Cossard

 

Il y a beau temps que la purée de pois cassés n’est plus en vogue dans les menus des cantines des collèges, les flocons de pommes de terre concoctés par l’industrie agro-alimentaire l’ont supplantée. Plus aucun pois cassé dans les collèges ; en revanche, le nombre de cossards reste, lui, égal.

Le cossard est une variante plus rude du fainéant (le feignasse étant la variante plus molle). Le cossard est rétif au travail scolaire. Ce n’est pas précisément un manque d’appétence face aux activités pédagogiques proposées. Il s’agit d’un refus pur et simple, presque d’ordre moral ou éthique. Une règle de conduite qu’il se doit de suivre de près pour pouvoir continuer à se regarder dans la classe le matin. Il ne doit pas travailler. Le cossard est sombre et apprend à se composer au fil des années un air buté qu’il adopte, revêt tel un masque, un costume magique, à tout moment. On lui pose une question : qu’il connaisse ou non la réponse, il prend instantanément son air buté, pince la bouche, allonge un peu le menton, et ne répond rien.
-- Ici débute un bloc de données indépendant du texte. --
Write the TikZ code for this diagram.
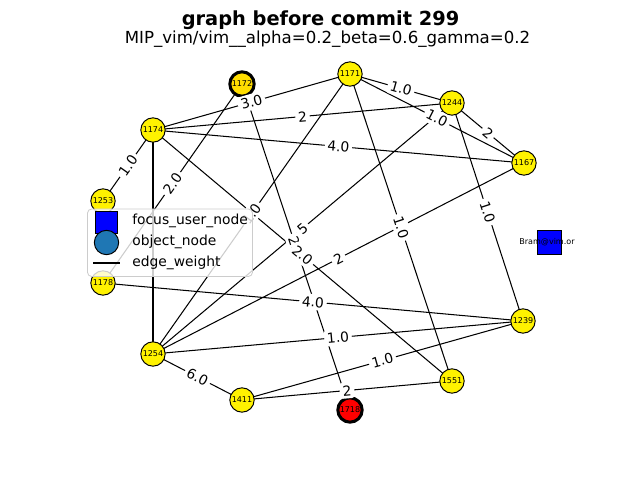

Une question est une agression.

Il est fort en saut en hauteur et on lui demande de faire une démonstration devant ses camarades ? Il refuse net, assurant sans trembler que son tendon d’Achille le fait atrocement souffrir, alors que le matin même il a franchi sans effort le mur du collège pour aller ramasser des marrons afin de ne pas être dépourvu de munitions à la récréation de midi. Le cossard se reconnaît aussi aux vêtements qu’il porte. Forme : informe. Couleur : passée. C’est qu’il ne faut pas attirer l’attention. Le cossard veut surtout qu’on le laisse tranquille ! À penser à ce qu’il fera après la journée de cours, à ce qu’il fera après le collège, quand ses professeurs et ses parents ne seront plus sur son dos. Il fera alors ce qu’il veut, lui.
Un beau jour, il reviendra peut-être dans son collège dire bonjour à ses professeurs, une fois devenu acrobate de cirque ou ingénieur des Ponts et Chaussées.